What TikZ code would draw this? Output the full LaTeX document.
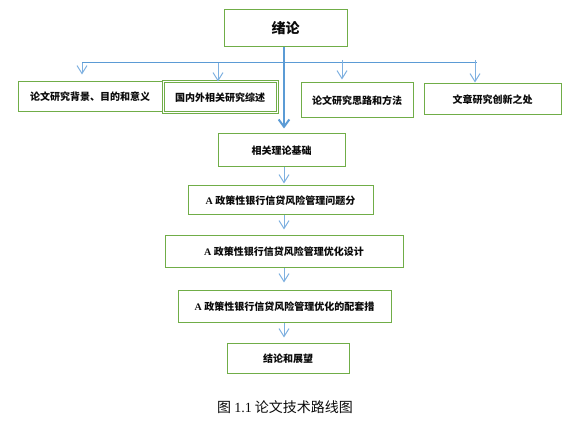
\documentclass[tikz,border=0pt]{standalone}
\usepackage{fontspec,xcolor,tikz}
\usetikzlibrary{arrows.meta}
\setmainfont{Liberation Serif}
\newfontfamily\cjk{Noto Sans CJK SC}
\definecolor{ink}{HTML}{0A0A0A}
\definecolor{rahmen}{HTML}{70AD47}
\definecolor{strang}{HTML}{5B9BD5}
\definecolor{zweig}{HTML}{7EB0E0}
\newcommand{\klein}{\fontsize{7.5}{9}\selectfont}
\newcommand{\gross}{\fontsize{10.5}{12}\selectfont}
\newcommand{\lat}[1]{{\rmfamily #1}}
\tikzset{kasten/.style={draw=rahmen,line width=0.75pt,inner sep=0,text=ink,font=\cjk\klein\bfseries},
  doppelkasten/.style={kasten,double=white,double distance=0.75pt},
  zweigpfeil/.style={zweig,line width=0.75pt,-{Straight Barb[length=6pt,width=7.5pt]}},
  strangpfeil/.style={strang,line width=1.5pt,-{Straight Barb[length=5.5pt,width=8pt]}}}

\begin{document}
\begin{tikzpicture}[x=0.75pt,y=-0.75pt]
\useasboundingbox (0,0) rectangle (578,427);
\node[kasten,font=\cjk\gross\bfseries,minimum width=92.25pt,minimum height=27.75pt] (lead) at (285.5,28.5) {绪论};
\node[kasten,minimum width=108pt,minimum height=22.5pt] (hg) at (90,97) {论文研究背景、目的和意义};
\node[doppelkasten,minimum width=85.5pt,minimum height=23.25pt] (stand) at (220,97.5) {国内外相关研究综述};
\node[kasten,minimum width=84pt,minimum height=26.25pt] (methode) at (357,100.5) {论文研究思路和方法};
\node[kasten,minimum width=102.75pt,minimum height=23.25pt] (neu) at (492.5,99.5) {文章研究创新之处};
\node[kasten,minimum width=95.25pt,minimum height=24.75pt] (theorie) at (281.5,150.5) {相关理论基础};
\node[kasten,minimum width=138.75pt,minimum height=21.75pt] (problem) at (280.5,200.5) {\lat{A} 政策性银行信贷风险管理问题分};
\node[kasten,minimum width=178.5pt,minimum height=24pt] (design) at (284,252) {\lat{A} 政策性银行信贷风险管理优化设计};
\node[kasten,minimum width=159.75pt,minimum height=24pt] (mass) at (284.5,307) {\lat{A} 政策性银行信贷风险管理优化的配套措};
\node[kasten,minimum width=91.5pt,minimum height=22.5pt] (schluss) at (288,359) {结论和展望};
\node[inner sep=0,text=ink,font=\cjk\gross] (titel) at (285,407) {图 \lat{1.1} 论文技术路线图};
\coordinate (achse) at (284,0);
\coordinate (links) at (82,63);
\coordinate (rechts) at (477,63);
\coordinate (ast1) at (82,63);
\coordinate (ast2) at (218,63);
\coordinate (ast3) at (342,60);
\coordinate (ast4) at (475,60);
\draw[strang,line width=0.75pt] (links) -- (rechts);
\draw[zweigpfeil,shorten >=5.25pt] (ast1) -- (ast1 |- hg.north);
\draw[zweigpfeil] (ast2) -- (ast2 |- stand.north);
\draw[zweigpfeil,shorten >=2.25pt] (ast3) -- (ast3 |- methode.north);
\draw[zweigpfeil,shorten >=0.75pt] (ast4) -- (ast4 |- neu.north);
\draw[strangpfeil,shorten >=3.75pt] (lead.south -| achse) -- (theorie.north -| achse);
\draw[zweigpfeil,shorten >=1.5pt] (theorie.south -| achse) -- (problem.north -| achse);
\draw[zweigpfeil,shorten >=4.5pt] (problem.south -| achse) -- (design.north -| achse);
\draw[zweigpfeil,shorten >=6pt] (design.south -| achse) -- (mass.north -| achse);
\draw[zweigpfeil,shorten >=4.5pt] (mass.south -| achse) -- (schluss.north -| achse);
\end{tikzpicture}
\end{document}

○ ○ ○

Transcribe the material exactly, leaving every picture out.

COMPLETE RESPONSE:
What TikZ code would draw this? Output the full LaTeX document.
\documentclass[tikz,border=0pt]{standalone}
\usepackage{fontspec,xcolor,tikz}
\usetikzlibrary{arrows.meta}
\setmainfont{Liberation Serif}
\newfontfamily\cjk{Noto Sans CJK SC}
\definecolor{ink}{HTML}{0A0A0A}
\definecolor{rahmen}{HTML}{70AD47}
\definecolor{strang}{HTML}{5B9BD5}
\definecolor{zweig}{HTML}{7EB0E0}
\newcommand{\klein}{\fontsize{7.5}{9}\selectfont}
\newcommand{\gross}{\fontsize{10.5}{12}\selectfont}
\newcommand{\lat}[1]{{\rmfamily #1}}
\tikzset{kasten/.style={draw=rahmen,line width=0.75pt,inner sep=0,text=ink,font=\cjk\klein\bfseries},
  doppelkasten/.style={kasten,double=white,double distance=0.75pt},
  zweigpfeil/.style={zweig,line width=0.75pt,-{Straight Barb[length=6pt,width=7.5pt]}},
  strangpfeil/.style={strang,line width=1.5pt,-{Straight Barb[length=5.5pt,width=8pt]}}}

\begin{document}
\begin{tikzpicture}[x=0.75pt,y=-0.75pt]
\useasboundingbox (0,0) rectangle (578,427);
\node[kasten,font=\cjk\gross\bfseries,minimum width=92.25pt,minimum height=27.75pt] (lead) at (285.5,28.5) {绪论};
\node[kasten,minimum width=108pt,minimum height=22.5pt] (hg) at (90,97) {论文研究背景、目的和意义};
\node[doppelkasten,minimum width=85.5pt,minimum height=23.25pt] (stand) at (220,97.5) {国内外相关研究综述};
\node[kasten,minimum width=84pt,minimum height=26.25pt] (methode) at (357,100.5) {论文研究思路和方法};
\node[kasten,minimum width=102.75pt,minimum height=23.25pt] (neu) at (492.5,99.5) {文章研究创新之处};
\node[kasten,minimum width=95.25pt,minimum height=24.75pt] (theorie) at (281.5,150.5) {相关理论基础};
\node[kasten,minimum width=138.75pt,minimum height=21.75pt] (problem) at (280.5,200.5) {\lat{A} 政策性银行信贷风险管理问题分};
\node[kasten,minimum width=178.5pt,minimum height=24pt] (design) at (284,252) {\lat{A} 政策性银行信贷风险管理优化设计};
\node[kasten,minimum width=159.75pt,minimum height=24pt] (mass) at (284.5,307) {\lat{A} 政策性银行信贷风险管理优化的配套措};
\node[kasten,minimum width=91.5pt,minimum height=22.5pt] (schluss) at (288,359) {结论和展望};
\node[inner sep=0,text=ink,font=\cjk\gross] (titel) at (285,407) {图 \lat{1.1} 论文技术路线图};
\coordinate (achse) at (284,0);
\coordinate (links) at (82,63);
\coordinate (rechts) at (477,63);
\coordinate (ast1) at (82,63);
\coordinate (ast2) at (218,63);
\coordinate (ast3) at (342,60);
\coordinate (ast4) at (475,60);
\draw[strang,line width=0.75pt] (links) -- (rechts);
\draw[zweigpfeil,shorten >=5.25pt] (ast1) -- (ast1 |- hg.north);
\draw[zweigpfeil] (ast2) -- (ast2 |- stand.north);
\draw[zweigpfeil,shorten >=2.25pt] (ast3) -- (ast3 |- methode.north);
\draw[zweigpfeil,shorten >=0.75pt] (ast4) -- (ast4 |- neu.north);
\draw[strangpfeil,shorten >=3.75pt] (lead.south -| achse) -- (theorie.north -| achse);
\draw[zweigpfeil,shorten >=1.5pt] (theorie.south -| achse) -- (problem.north -| achse);
\draw[zweigpfeil,shorten >=4.5pt] (problem.south -| achse) -- (design.north -| achse);
\draw[zweigpfeil,shorten >=6pt] (design.south -| achse) -- (mass.north -| achse);
\draw[zweigpfeil,shorten >=4.5pt] (mass.south -| achse) -- (schluss.north -| achse);
\end{tikzpicture}
\end{document}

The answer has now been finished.